What are some strategies that have worked this year to make the ESOL students feel more comfortable in class?

            When the new students arrived this year from different countries throughout the school year, I found that the most effective way to make them feel comfortable and accepted was to assign a “buddy” to help them get accustomed to our class.  That buddy helped to show that person where the bathroom is, helped the new student to learn our routines, and in general, looked out for the student and let me know if the student needed an extra notebook, didn’t understand the classwork or where to find something in the classroom, etc.  I have found the buddy system to be extremely beneficial, both for the new student to become comfortable and to help me manage the time I spend with each student.  In addition, the student who serves as the “buddy” often times makes a new good friend, and feels a sense of goodwill and accomplishment.  I have found that good buddies are not only the students who are well behaved and above grade level, but often ties, a good buddy would be someone who the new student could relate well to (maybe someone who is very comfortable in Spanish so that they can use Spanish to explain things when necessary,) and many times it is a student who seeks attention from the class and can be a discipline problem.  When placed with this job, that attention-seeking behavior often magically turns around into helpfulness and someone who wants to set a very good example in front of the new student, their new “buddy.”  The only danger with this is that if the buddy continues fooling around (which rarely happens,) I would not want this type of example being set for the new student and would have to reassign his/her buddy.

Journal #9, even later on Thursday, April 20, 2006

How do I get ESOL/HILT parents involved with their child’s education and school experience?

            At my school, we have a very mixed population of about half Spanish speaking parents and about half English speakers.  The parents who are involved in PTA meetings, who come into school to volunteer, who go on field trips, and who provide feedback about how our school is functioning are almost always the English speakers.  While I understand completely that there are many factors that affect who has time to participate (employment, culture, familiarity with school system and how it works, etc..) I would like to make the Spanish speaking parents feel like they have a voice and that they are free to come into the school when they want, or express concerns about their child when or if they have them.  I think that if I were to come up with several activities at the beginning of the year that are non-threatening and fun, it might be a light and easy way to start the school year and set a friendly tone that all parents feel comfortable participating in their child’s school experience if they want to at any time during the year.  At the beginning of the year next year, I think I might hold a potluck and ask parents to cook a dish from their native countries (this would be optional of course) to share with other parents.  If we invited students, too, it might be a fun way for parents to get to know other parents, the teachers, and the other kids in the class, in addition to becoming familiar with coming to the school. 

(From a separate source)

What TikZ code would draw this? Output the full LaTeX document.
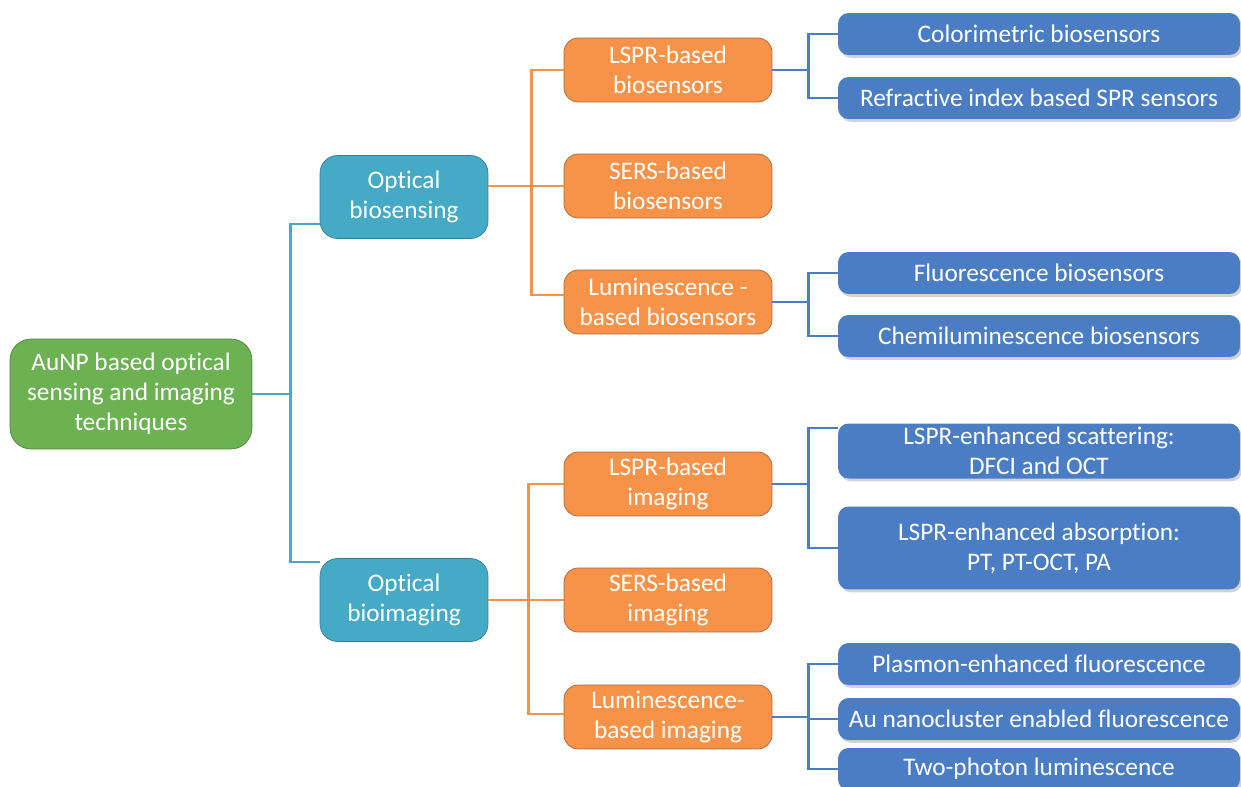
\documentclass[tikz,border=0pt]{standalone}
\usepackage{fontspec}
\setmainfont{Carlito}[Ligatures=NoCommon]
\usetikzlibrary{shadows}

\definecolor{rootgreen}{RGB}{108,177,82}
\definecolor{optcyan}{RGB}{68,170,198}
\definecolor{subor}{RGB}{246,147,73}
\definecolor{leafblue}{RGB}{74,125,196}

\tikzset{
  box/.style={text=white, align=center, inner sep=2pt, font=\fontsize{14.4}{17.2}\selectfont},
  rootbox/.style={box, fill=rootgreen, draw=rootgreen!75!black, rounded corners=12pt,
    minimum width=4.84cm, minimum height=2.2cm},
  optbox/.style={box, fill=optcyan, draw=optcyan!75!black, rounded corners=10pt,
    minimum width=3.36cm, minimum height=1.66cm},
  subbox/.style={box, fill=subor, draw=subor!70!black, rounded corners=8pt,
    minimum width=4.16cm, minimum height=1.28cm},
  leafbox/.style={box, fill=leafblue, rounded corners=6pt, minimum width=8.04cm,
    minimum height=0.84cm, drop shadow={shadow xshift=1.2pt, shadow yshift=-1.6pt, opacity=0.35}},
  lnC/.style={draw=optcyan, line width=1.5pt},
  lnO/.style={draw=subor, line width=1.5pt},
  lnB/.style={draw=leafblue, line width=1.5pt},
}

\begin{document}
\begin{tikzpicture}[x=0.02cm,y=-0.02cm]
\useasboundingbox (0,0) rectangle (1241,787);

\node[rootbox] (root) at (131,394) {AuNP based optical\\sensing and imaging\\techniques};

\node[optbox] (bsens) at (404,197) {Optical\\biosensing};
\node[optbox] (bimag) at (404,600) {Optical\\bioimaging};

\node[subbox] (lsprS) at (668,70) {LSPR-based\\biosensors};
\node[subbox] (sersS) at (668,186) {SERS-based\\biosensors};
\node[subbox] (lumS) at (668,302) {Luminescence -\\based biosensors};
\node[subbox] (lsprI) at (668,484) {LSPR-based\\imaging};
\node[subbox] (sersI) at (668,600) {SERS-based\\imaging};
\node[subbox] (lumI) at (668,717) {Luminescence-\\based imaging};

\node[leafbox] (colo) at (1039,34) {Colorimetric biosensors};
\node[leafbox] (refr) at (1039,98) {Refractive index based SPR sensors};
\node[leafbox] (fluo) at (1039,273) {Fluorescence biosensors};
\node[leafbox] (chem) at (1039,336) {Chemiluminescence biosensors};
\node[leafbox, minimum height=1.1cm] (scat) at (1039,451) {LSPR-enhanced scattering:\\DFCI and OCT};
\node[leafbox, minimum height=1.66cm] (abso) at (1039,548) {LSPR-enhanced absorption:\\PT, PT-OCT, PA};
\node[leafbox] (plas) at (1039,664) {Plasmon-enhanced fluorescence};
\node[leafbox] (nano) at (1039,719) {Au nanocluster enabled fluorescence};
\node[leafbox] (twop) at (1039,769) {Two-photon luminescence};

% root to optical branches
\draw[lnC] (root.east) -- ++(38,0) coordinate (cj);
\draw[lnC] ([shift={(0,27)}]bsens.west) -| (cj) |- ([shift={(0,-38)}]bimag.west);

% optical to sub-branches
\draw[lnO] ([shift={(0,-11)}]bsens.east) -- ++(43,0) coordinate (oj1);
\draw[lnO] (lsprS.west) -| (oj1) |- ([shift={(0,-7)}]lumS.west);
\draw[lnO] (oj1) -- (sersS.west);
\draw[lnO] (bimag.east) -- ++(40,0) coordinate (oj2);
\draw[lnO] (lsprI.west) -| (oj2) |- ([shift={(0,-3)}]lumI.west);
\draw[lnO] (oj2) -- (sersI.west);

% sub-branches to leaves
\draw[lnB] (lsprS.east) -- ++(36,0) coordinate (bj1);
\draw[lnB] (colo.west) -| (bj1) |- (refr.west);
\draw[lnB] (lumS.east) -- ++(36,0) coordinate (bj2);
\draw[lnB] (fluo.west) -| (bj2) |- (chem.west);
\draw[lnB] (lsprI.east) -- ++(36,0) coordinate (bj3);
\draw[lnB] ([shift={(0,-23)}]scat.west) -| (bj3) |- (abso.west);
\draw[lnB] (lumI.east) -- ++(36,0) coordinate (bj4);
\draw[lnB] (plas.west) -| (bj4) |- (twop.west);
\draw[lnB] (bj4) -- (nano.west -| bj4) -- (nano.west);
\end{tikzpicture}
\end{document}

Journal #10, Friday, April 21, 2006

What will I teach after I get certified in ESOL and why?

            I would love to be an ESOL teacher.  Originally, I wanted to become an ESOL teacher, but when I found a good program to get certified in general education, I decided to do that first.  I figured that it couldn’t hurt to get some experience in the whole classroom as a homeroom teacher, and then later move to ESOL.  So, that is my plan.  I would like to work in my current fourth grade position for at least one more year (which would be four years total,) and then begin looking for an ESOL position.  I think that having a small group to work with will be really nice because I can focus on the children and give them more individualized attention.  However, I know that all schools run their ESOL programs differently, and it will depend on the school whether or not I am part of an inclusion program or a pull out program.  In our school, we do a mixed approach, where the goal is full inclusion, but there are several times during the day when the ESOL students get pulled out of the classroom to do reading with their ESOL teacher in a small group.  For me, that would be the best part, because I would like to focus more on these students who really need it and have so much to learn with the language, in addition to learning the demanding curriculum.  I would really like to focus my efforts on these students.  I also can’t help the fact that I am much more interested in working with students from culturally diverse backgrounds than with English speaking students from the U.S.  I just find that there is so much to learn from these students, and I find it incredible when they begin learning English and love when you can see their progress.  I really love working with the ESOL students that I have in my classroom right now, and I think that being a full time ESOL teacher will be exactly the kind of teacher I have always wanted to be.

Lessons I Learned

from the "Guided Reading and Writers Grades 3-5" Course


            I have learned a great deal about learning comprehension in this class, “Guided Readers and Writers.”  Therefore, I will touch on a few key concepts that I believe have really changed my thinking about teaching reading and that I think will greatly benefit my students.

            The first concept that stands out in my mind is that fluency is such a key part of reading comprehension, and if the children are reading fluently, there are ways to tell if the student is comprehending the text.  I really liked the idea of tape recording a student and then playing it back to listen for the various components of fluency.  I think that really helped to catch the subtleties of the student’s reading.  I learned about many parts of fluency and how to listen to see if the child is adjusting, monitoring, predicting, etc.

I learned that reader’s theater is a great way to practice fluent reading.

            Regarding vocabulary, I learned that students often look up a word in the dictionary, and do not understand the definition.  Finding student friendly dictionaries can greatly enhance their understanding of a word.  Also, when helping students to describe the meaning of a vocabulary word, it is a good idea to use the words “you,” “something,” and “someone.”  If students learn how a word is used everyday, they will not need to memorize the word only in that context, but will be free to understand that it can be used in other ways, and they might try using it in another context later. 

            As I said, these are only a few key concepts that I have learned, but with all of my new knowledge about guided reading, my students will surely benefit greatly.